▶ _Work to do_: Begin at the line containing "Reproduce this chart with matplotlib." and stop at the line containing "plt.rcParams['font.family'] = ['Liberation"; copy those lines exactly, ends included, and nothing else.

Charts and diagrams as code
== == ==

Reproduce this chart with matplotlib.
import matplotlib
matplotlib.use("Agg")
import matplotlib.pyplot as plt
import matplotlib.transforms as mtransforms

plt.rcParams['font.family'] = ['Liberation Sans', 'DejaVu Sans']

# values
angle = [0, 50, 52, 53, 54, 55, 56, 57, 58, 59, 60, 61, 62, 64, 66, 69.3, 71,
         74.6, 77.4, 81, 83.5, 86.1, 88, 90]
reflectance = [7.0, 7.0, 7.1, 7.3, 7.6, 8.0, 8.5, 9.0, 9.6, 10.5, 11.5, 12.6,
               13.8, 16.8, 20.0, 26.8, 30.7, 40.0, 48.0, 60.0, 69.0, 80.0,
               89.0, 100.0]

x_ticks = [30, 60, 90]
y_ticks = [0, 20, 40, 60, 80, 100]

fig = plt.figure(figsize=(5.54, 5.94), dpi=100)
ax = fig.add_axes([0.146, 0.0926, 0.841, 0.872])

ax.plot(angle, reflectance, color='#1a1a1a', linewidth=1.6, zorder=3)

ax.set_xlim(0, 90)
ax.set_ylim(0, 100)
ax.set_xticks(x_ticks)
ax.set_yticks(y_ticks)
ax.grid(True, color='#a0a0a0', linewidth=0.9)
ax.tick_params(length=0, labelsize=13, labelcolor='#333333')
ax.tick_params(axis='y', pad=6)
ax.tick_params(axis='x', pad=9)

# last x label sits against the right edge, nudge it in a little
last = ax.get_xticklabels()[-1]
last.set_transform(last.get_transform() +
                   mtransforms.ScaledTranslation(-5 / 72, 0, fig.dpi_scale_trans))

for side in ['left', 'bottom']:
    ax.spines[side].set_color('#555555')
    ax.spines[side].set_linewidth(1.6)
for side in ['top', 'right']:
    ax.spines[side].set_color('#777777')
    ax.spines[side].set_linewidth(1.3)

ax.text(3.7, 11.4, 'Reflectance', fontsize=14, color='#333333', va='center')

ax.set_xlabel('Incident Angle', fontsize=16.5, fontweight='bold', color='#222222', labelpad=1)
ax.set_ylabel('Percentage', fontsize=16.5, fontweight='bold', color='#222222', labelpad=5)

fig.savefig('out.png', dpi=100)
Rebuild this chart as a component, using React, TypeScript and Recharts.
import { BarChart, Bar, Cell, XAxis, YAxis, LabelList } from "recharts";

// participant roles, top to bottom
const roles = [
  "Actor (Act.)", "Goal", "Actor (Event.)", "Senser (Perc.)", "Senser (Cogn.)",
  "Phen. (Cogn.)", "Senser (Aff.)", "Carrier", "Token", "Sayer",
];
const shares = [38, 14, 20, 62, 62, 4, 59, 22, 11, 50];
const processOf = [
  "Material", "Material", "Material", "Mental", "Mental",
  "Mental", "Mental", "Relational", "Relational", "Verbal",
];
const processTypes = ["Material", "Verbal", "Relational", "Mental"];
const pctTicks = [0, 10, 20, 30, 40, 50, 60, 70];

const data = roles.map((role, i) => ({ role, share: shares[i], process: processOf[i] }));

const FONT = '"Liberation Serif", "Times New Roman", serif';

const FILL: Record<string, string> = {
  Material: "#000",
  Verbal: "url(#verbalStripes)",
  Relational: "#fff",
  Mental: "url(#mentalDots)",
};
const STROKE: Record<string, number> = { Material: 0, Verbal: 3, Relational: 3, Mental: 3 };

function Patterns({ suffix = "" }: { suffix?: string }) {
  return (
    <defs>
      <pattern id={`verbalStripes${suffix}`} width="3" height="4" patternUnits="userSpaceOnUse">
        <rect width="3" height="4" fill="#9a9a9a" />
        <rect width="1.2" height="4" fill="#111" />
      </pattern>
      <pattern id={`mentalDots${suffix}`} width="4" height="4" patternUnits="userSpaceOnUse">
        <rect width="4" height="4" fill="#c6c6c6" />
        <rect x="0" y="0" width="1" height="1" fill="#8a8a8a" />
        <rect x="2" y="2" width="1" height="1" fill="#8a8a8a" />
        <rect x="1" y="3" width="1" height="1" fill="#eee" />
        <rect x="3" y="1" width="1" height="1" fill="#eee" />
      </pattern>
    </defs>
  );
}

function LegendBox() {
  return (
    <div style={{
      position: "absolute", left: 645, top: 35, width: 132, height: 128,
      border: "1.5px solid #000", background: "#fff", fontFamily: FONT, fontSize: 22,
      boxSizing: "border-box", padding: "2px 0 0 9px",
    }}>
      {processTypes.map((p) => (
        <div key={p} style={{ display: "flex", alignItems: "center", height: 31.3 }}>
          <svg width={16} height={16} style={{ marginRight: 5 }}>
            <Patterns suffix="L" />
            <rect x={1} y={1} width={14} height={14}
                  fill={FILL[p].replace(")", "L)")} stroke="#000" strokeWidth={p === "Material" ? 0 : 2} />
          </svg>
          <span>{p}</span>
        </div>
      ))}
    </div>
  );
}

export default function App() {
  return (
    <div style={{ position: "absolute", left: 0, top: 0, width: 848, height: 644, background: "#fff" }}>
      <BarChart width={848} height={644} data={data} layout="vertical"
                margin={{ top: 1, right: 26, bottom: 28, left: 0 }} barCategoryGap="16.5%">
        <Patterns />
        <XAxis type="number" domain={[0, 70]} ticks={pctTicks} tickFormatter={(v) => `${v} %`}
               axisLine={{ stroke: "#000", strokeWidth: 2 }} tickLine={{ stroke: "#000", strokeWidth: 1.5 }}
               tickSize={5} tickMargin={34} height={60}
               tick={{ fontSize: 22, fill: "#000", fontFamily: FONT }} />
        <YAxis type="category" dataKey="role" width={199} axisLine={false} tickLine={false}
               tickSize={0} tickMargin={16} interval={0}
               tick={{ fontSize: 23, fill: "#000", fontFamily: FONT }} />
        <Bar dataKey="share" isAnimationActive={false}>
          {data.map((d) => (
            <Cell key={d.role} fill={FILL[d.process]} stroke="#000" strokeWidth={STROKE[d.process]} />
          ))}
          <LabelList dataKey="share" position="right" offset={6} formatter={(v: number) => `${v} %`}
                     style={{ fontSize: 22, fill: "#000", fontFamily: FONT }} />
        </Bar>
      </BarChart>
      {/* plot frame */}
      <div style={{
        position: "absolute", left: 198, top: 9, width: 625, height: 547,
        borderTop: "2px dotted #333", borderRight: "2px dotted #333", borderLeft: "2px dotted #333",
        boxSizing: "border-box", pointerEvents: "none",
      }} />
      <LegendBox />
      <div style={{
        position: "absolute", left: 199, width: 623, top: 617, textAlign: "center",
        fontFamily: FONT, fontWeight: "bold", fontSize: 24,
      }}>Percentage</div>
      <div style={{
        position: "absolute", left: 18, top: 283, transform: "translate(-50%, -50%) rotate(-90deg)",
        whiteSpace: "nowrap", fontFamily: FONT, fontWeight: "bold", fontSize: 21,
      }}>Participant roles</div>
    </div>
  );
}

== == ==

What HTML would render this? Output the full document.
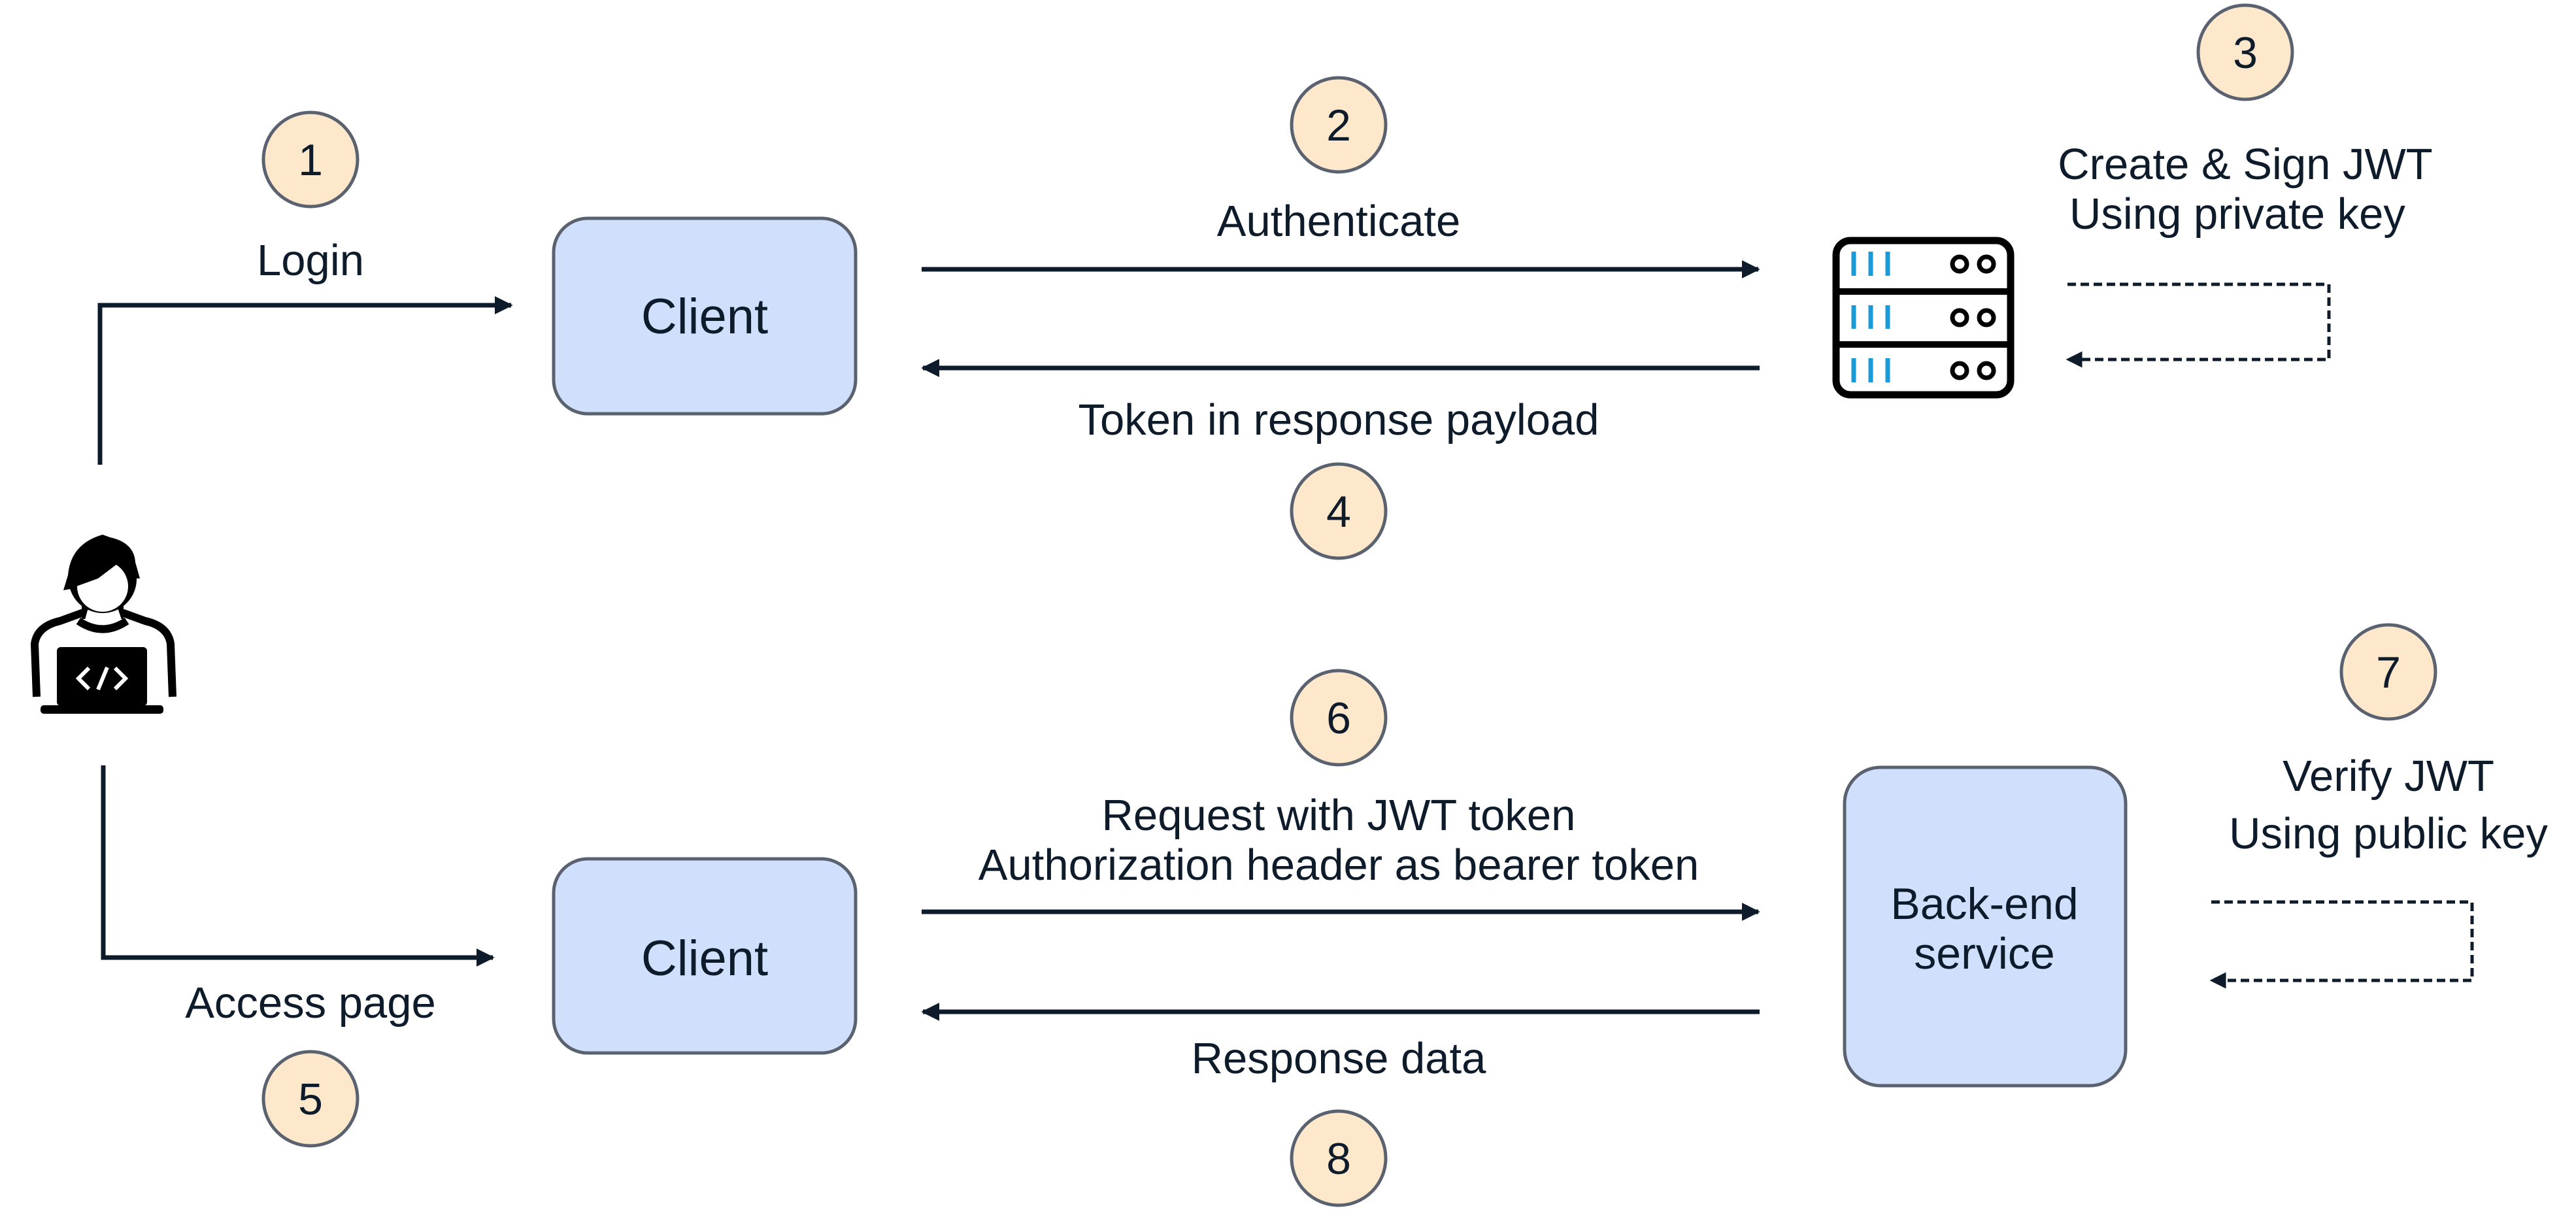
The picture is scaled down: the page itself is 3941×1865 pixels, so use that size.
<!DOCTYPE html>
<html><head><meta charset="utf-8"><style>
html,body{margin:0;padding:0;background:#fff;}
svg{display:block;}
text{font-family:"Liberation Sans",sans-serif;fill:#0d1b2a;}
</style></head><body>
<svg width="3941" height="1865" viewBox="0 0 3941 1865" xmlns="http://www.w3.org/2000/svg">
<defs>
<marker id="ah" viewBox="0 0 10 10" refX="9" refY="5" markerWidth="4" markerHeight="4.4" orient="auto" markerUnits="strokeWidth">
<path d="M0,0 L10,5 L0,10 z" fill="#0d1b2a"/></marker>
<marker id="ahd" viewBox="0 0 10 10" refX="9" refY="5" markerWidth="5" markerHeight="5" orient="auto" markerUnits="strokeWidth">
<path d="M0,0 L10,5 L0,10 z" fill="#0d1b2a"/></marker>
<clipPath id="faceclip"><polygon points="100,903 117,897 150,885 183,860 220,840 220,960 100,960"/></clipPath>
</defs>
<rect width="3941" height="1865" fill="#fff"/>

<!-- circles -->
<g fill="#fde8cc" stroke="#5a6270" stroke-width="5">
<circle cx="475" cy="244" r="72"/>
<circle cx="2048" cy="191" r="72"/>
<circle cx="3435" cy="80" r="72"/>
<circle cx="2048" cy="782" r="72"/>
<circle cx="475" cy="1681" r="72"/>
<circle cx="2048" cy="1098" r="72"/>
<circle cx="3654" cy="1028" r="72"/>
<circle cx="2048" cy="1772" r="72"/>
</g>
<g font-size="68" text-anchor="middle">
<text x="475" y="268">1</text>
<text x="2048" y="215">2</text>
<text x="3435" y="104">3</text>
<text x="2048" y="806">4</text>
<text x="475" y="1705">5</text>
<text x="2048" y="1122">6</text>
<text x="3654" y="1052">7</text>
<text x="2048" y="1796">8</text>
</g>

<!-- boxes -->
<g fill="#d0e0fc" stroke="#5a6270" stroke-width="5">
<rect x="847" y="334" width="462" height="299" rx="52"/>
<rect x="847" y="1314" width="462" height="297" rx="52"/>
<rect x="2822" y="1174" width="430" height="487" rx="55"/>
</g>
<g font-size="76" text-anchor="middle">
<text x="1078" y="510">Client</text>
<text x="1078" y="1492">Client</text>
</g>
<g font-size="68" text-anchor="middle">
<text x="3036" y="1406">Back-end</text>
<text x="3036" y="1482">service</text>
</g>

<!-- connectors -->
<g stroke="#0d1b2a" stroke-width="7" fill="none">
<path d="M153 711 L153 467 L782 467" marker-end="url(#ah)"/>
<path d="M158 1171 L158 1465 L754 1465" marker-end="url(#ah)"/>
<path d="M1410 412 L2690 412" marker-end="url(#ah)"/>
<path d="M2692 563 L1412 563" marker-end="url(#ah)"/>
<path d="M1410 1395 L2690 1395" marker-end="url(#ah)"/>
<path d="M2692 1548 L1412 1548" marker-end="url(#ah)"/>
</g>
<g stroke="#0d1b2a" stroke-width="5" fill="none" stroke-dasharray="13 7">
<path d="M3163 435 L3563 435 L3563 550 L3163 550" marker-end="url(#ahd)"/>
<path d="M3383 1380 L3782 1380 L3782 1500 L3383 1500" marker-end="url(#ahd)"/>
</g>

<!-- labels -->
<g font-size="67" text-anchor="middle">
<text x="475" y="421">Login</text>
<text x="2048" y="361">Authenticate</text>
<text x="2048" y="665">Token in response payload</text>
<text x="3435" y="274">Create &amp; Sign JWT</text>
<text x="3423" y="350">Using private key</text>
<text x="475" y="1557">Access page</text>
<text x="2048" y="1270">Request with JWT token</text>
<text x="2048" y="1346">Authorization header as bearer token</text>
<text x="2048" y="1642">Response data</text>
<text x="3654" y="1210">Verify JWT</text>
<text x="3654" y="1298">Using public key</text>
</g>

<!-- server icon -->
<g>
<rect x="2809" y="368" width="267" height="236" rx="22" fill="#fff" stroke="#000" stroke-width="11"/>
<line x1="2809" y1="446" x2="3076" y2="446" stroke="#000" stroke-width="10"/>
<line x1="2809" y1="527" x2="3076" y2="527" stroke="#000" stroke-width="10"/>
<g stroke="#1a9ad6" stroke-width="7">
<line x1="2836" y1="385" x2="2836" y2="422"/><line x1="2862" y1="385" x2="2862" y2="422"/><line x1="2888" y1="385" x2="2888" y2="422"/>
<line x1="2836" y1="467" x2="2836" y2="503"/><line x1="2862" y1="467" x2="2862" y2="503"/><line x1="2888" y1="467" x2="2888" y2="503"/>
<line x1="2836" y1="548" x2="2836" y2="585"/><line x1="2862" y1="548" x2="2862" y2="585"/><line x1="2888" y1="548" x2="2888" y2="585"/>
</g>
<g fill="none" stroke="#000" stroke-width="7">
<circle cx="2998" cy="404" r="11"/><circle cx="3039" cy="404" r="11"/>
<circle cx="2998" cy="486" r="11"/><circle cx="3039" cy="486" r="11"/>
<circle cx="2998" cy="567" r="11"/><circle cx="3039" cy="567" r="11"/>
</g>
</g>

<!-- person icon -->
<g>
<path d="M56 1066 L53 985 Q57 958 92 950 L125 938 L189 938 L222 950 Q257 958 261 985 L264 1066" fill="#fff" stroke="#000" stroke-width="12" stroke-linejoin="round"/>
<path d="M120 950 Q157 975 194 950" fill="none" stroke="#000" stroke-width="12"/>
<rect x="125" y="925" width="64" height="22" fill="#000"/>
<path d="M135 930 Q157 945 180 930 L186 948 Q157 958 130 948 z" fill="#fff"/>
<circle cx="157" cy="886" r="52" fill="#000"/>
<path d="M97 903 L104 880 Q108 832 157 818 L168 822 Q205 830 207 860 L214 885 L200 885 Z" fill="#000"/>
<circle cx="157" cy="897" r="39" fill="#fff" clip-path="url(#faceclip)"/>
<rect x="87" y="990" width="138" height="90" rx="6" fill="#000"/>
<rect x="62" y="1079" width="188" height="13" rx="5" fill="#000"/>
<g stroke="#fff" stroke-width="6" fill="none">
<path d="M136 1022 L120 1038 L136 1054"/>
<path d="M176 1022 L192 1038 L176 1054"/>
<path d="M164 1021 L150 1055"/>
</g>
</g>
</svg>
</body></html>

== == ==

▶ _Full answer_:
Reproduce this chart with matplotlib.
import matplotlib
matplotlib.use("Agg")
import matplotlib.pyplot as plt
import matplotlib.transforms as mtransforms

plt.rcParams['font.family'] = ['Liberation Sans', 'DejaVu Sans']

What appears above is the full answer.